Entries with chart source code:
···

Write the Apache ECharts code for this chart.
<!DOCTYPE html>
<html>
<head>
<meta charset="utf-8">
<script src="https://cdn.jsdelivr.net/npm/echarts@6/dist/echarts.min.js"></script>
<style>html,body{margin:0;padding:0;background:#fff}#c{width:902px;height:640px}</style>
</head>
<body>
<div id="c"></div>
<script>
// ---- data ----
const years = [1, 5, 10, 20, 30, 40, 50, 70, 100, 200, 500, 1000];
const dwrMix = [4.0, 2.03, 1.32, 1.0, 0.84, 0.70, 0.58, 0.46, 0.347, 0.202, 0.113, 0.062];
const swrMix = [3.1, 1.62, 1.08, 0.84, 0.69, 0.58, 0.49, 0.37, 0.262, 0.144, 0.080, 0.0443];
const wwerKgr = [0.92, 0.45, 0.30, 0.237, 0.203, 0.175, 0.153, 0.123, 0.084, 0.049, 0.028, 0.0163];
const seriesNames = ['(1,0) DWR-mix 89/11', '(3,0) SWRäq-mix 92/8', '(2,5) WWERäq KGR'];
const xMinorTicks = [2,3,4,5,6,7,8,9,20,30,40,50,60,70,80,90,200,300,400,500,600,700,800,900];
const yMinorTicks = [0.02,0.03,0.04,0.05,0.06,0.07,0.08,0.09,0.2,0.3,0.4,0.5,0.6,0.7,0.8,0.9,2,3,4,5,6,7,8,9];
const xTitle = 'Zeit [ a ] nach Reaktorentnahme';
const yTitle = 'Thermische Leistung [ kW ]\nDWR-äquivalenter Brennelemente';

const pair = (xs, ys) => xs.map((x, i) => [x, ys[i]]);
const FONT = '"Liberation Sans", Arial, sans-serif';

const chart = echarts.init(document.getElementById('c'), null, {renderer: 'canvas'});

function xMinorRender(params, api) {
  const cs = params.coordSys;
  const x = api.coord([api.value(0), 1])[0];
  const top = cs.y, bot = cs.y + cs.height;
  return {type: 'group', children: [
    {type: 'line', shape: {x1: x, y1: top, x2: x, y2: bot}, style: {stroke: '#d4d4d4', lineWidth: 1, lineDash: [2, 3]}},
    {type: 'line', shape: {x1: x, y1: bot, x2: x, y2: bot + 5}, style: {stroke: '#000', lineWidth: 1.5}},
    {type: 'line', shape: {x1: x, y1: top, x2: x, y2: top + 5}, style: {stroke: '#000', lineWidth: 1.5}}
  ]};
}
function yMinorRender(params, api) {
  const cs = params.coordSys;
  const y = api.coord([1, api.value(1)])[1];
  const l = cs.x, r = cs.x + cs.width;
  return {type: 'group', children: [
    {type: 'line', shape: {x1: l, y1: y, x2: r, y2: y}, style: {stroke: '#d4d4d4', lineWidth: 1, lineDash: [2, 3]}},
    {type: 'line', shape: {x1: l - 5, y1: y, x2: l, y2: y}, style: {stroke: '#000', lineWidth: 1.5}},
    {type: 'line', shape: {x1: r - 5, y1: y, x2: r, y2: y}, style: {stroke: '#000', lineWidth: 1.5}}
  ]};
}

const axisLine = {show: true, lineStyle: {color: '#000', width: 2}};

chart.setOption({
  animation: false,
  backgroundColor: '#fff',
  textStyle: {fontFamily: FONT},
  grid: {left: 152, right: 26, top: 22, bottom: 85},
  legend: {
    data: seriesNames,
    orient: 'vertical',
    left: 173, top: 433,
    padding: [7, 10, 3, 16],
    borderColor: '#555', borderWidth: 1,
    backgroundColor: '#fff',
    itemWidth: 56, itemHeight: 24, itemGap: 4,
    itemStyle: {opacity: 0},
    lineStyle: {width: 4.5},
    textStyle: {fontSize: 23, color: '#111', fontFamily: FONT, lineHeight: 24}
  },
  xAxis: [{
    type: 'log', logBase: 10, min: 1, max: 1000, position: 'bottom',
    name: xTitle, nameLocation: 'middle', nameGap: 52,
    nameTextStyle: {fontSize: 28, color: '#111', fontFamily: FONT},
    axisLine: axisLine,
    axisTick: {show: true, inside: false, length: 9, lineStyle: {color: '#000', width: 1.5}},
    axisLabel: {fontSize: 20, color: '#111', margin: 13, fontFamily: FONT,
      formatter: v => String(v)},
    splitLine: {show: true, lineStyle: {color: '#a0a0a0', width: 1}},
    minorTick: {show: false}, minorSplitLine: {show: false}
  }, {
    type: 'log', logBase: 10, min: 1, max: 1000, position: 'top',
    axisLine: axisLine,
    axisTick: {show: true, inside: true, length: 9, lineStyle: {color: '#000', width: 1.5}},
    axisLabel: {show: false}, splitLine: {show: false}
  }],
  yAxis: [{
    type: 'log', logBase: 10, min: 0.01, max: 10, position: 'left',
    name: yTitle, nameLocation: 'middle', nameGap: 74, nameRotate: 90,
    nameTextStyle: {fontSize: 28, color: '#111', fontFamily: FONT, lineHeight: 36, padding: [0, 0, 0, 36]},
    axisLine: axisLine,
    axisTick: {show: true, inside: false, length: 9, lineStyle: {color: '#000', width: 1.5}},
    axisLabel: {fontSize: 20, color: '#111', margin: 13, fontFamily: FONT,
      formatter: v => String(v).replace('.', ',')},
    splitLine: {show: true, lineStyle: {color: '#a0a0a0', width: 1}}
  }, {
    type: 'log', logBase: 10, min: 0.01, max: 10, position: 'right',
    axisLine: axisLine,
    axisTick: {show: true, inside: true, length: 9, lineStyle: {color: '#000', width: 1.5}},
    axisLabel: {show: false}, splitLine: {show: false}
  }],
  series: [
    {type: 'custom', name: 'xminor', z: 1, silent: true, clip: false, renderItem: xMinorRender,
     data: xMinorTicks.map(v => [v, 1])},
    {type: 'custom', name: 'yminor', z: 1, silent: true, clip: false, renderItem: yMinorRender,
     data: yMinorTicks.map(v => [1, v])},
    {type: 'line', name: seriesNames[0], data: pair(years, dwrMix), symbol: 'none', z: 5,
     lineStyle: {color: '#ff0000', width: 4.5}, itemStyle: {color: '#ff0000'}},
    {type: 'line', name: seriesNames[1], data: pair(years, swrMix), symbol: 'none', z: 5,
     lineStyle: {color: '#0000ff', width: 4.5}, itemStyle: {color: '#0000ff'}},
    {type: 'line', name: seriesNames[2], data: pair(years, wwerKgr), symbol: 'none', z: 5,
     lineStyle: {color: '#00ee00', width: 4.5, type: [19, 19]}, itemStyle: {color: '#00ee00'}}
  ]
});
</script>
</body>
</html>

···

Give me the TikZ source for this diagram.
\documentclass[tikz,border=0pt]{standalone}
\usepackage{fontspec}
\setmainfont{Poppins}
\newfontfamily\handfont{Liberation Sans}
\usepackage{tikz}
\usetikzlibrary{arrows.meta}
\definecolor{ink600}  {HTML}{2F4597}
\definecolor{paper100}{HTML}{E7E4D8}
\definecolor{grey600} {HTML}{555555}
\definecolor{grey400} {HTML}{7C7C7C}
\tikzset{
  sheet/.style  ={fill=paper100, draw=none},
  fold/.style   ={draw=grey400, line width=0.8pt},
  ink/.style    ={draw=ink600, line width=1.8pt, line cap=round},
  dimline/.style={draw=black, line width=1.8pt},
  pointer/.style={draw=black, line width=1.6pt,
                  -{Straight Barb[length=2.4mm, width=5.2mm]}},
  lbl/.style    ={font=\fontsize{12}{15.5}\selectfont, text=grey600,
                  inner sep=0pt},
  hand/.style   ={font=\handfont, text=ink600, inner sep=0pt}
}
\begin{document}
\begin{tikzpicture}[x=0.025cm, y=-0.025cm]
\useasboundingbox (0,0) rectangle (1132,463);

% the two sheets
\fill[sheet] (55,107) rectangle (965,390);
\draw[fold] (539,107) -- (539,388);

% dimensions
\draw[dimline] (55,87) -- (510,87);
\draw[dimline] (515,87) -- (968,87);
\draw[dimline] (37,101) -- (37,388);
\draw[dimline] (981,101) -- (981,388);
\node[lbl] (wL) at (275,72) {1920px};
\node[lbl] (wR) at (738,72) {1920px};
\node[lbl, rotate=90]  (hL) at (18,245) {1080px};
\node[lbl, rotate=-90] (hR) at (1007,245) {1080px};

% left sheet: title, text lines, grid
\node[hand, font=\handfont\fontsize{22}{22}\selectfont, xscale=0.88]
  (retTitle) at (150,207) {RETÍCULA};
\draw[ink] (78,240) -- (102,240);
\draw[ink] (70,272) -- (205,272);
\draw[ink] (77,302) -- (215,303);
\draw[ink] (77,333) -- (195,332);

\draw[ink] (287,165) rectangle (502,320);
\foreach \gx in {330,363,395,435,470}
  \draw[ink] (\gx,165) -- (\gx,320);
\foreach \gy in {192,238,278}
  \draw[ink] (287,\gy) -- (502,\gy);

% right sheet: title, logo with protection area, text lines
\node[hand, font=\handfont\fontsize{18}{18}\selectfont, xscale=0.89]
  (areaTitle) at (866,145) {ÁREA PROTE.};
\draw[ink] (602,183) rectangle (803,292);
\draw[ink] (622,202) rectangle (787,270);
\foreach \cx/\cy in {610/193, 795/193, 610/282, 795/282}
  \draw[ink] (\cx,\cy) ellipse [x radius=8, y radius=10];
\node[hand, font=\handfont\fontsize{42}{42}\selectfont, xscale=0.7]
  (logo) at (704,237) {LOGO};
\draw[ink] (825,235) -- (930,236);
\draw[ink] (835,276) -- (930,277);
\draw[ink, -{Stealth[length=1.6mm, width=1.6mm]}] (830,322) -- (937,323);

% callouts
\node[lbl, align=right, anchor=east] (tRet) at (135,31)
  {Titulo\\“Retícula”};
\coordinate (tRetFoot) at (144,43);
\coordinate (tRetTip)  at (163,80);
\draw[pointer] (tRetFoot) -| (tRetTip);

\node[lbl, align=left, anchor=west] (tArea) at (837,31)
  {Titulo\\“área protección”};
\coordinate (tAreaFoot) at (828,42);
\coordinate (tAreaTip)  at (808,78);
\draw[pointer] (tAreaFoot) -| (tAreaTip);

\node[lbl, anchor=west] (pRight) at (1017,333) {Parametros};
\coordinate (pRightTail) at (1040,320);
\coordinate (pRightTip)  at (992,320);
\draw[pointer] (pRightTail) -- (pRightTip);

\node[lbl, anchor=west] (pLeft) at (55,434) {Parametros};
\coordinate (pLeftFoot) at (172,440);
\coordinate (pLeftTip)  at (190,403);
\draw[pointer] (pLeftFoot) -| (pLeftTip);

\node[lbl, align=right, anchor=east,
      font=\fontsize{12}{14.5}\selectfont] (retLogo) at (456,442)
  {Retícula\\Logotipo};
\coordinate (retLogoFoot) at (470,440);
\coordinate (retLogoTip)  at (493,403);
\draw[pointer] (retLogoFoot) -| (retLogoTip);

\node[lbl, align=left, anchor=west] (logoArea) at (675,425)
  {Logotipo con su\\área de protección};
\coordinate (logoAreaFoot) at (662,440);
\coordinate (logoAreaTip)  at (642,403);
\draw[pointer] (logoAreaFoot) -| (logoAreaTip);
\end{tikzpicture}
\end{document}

···

**Written problem:**
Repeat word for word the lines from the line with "Give me the TikZ source for this diagram." to the line with "(0,0) rectangle (1132,463);", both lines included.

**Answer to this problem:**
Give me the TikZ source for this diagram.
\documentclass[tikz,border=0pt]{standalone}
\usepackage{fontspec}
\setmainfont{Poppins}
\newfontfamily\handfont{Liberation Sans}
\usepackage{tikz}
\usetikzlibrary{arrows.meta}
\definecolor{ink600}  {HTML}{2F4597}
\definecolor{paper100}{HTML}{E7E4D8}
\definecolor{grey600} {HTML}{555555}
\definecolor{grey400} {HTML}{7C7C7C}
\tikzset{
  sheet/.style  ={fill=paper100, draw=none},
  fold/.style   ={draw=grey400, line width=0.8pt},
  ink/.style    ={draw=ink600, line width=1.8pt, line cap=round},
  dimline/.style={draw=black, line width=1.8pt},
  pointer/.style={draw=black, line width=1.6pt,
                  -{Straight Barb[length=2.4mm, width=5.2mm]}},
  lbl/.style    ={font=\fontsize{12}{15.5}\selectfont, text=grey600,
                  inner sep=0pt},
  hand/.style   ={font=\handfont, text=ink600, inner sep=0pt}
}
\begin{document}
\begin{tikzpicture}[x=0.025cm, y=-0.025cm]
\useasboundingbox (0,0) rectangle (1132,463);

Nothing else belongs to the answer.